From the very first line of the data to the line containing "const yTicks = [0, 20, 40, 60, 80, 100, 120];", retype everything exactly, leaving the pictures behind.
-- start of Recorded information --
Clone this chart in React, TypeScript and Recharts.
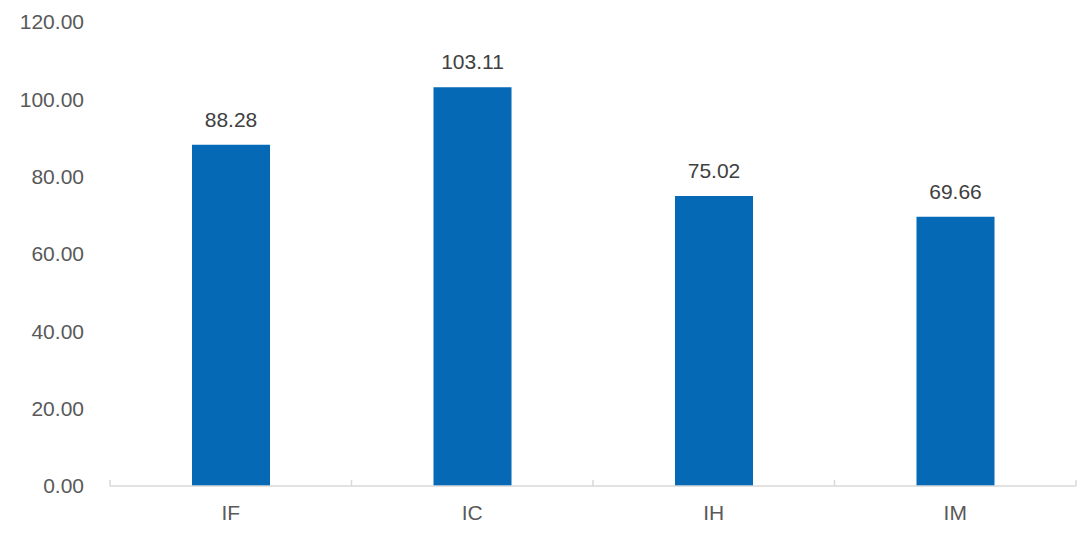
import { BarChart, Bar, XAxis, YAxis, LabelList } from "recharts";

const categories = ["IF", "IC", "IH", "IM"];
const values = [88.28, 103.11, 75.02, 69.66];
const yTicks = [0, 20, 40, 60, 80, 100, 120];

const data = categories.map((name, i) => ({ name, value: values[i] }));

const FONT = "'Liberation Sans', Arial, sans-serif";
const PLOT_WIDTH = 1078 - 102 - 10;
const BAND = PLOT_WIDTH / categories.length;
const LABEL_GAP = 19;

// category label plus tick marks on the band boundaries (pointing up)
function CatTick(props: any) {
  const { x, y, payload, index } = props;
  const left = x - BAND / 2;
  const right = x + BAND / 2;
  const axisY = y - LABEL_GAP;
  return (
    <g>
      <line x1={left} x2={left} y1={axisY} y2={axisY - 6} stroke="#d9d9d9" strokeWidth={1.5} />
      {index === categories.length - 1 && (
        <line x1={right} x2={right} y1={axisY} y2={axisY - 6} stroke="#d9d9d9" strokeWidth={1.5} />
      )}
      <text x={x} y={y} dy="0.71em" textAnchor="middle" fill="#595959" fontSize={21}>
        {payload.value}
      </text>
    </g>
  );
}

export default function App() {
  return (
    <BarChart
      width={1078}
      height={526}
      data={data}
      margin={{ top: 14, right: 10, bottom: 0, left: 0 }}
      style={{ fontFamily: FONT }}
    >
      <XAxis
        dataKey="name"
        height={48}
        axisLine={{ stroke: "#d9d9d9", strokeWidth: 1.5 }}
        tickLine={false}
        tickSize={0}
        tickMargin={LABEL_GAP}
        interval={0}
        tick={<CatTick />}
      />
      <YAxis
        domain={[0, 120]}
        ticks={yTicks}
        width={102}
        axisLine={false}
        tickLine={false}
        tickMargin={20}
        tickFormatter={(v: number) => v.toFixed(2)}
        tick={{ fill: "#595959", fontSize: 21 }}
      />
      <Bar dataKey="value" fill="#0569b5" barSize={78} isAnimationActive={false}>
        <LabelList
          dataKey="value"
          position="top"
          offset={18}
          fill="#404040"
          fontSize={21}
          formatter={(v: number) => v.toFixed(2)}
        />
      </Bar>
    </BarChart>
  );
}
-- end of Recorded information --
* [Result for this task]:
Clone this chart in React, TypeScript and Recharts.
import { BarChart, Bar, XAxis, YAxis, LabelList } from "recharts";

const categories = ["IF", "IC", "IH", "IM"];
const values = [88.28, 103.11, 75.02, 69.66];
const yTicks = [0, 20, 40, 60, 80, 100, 120];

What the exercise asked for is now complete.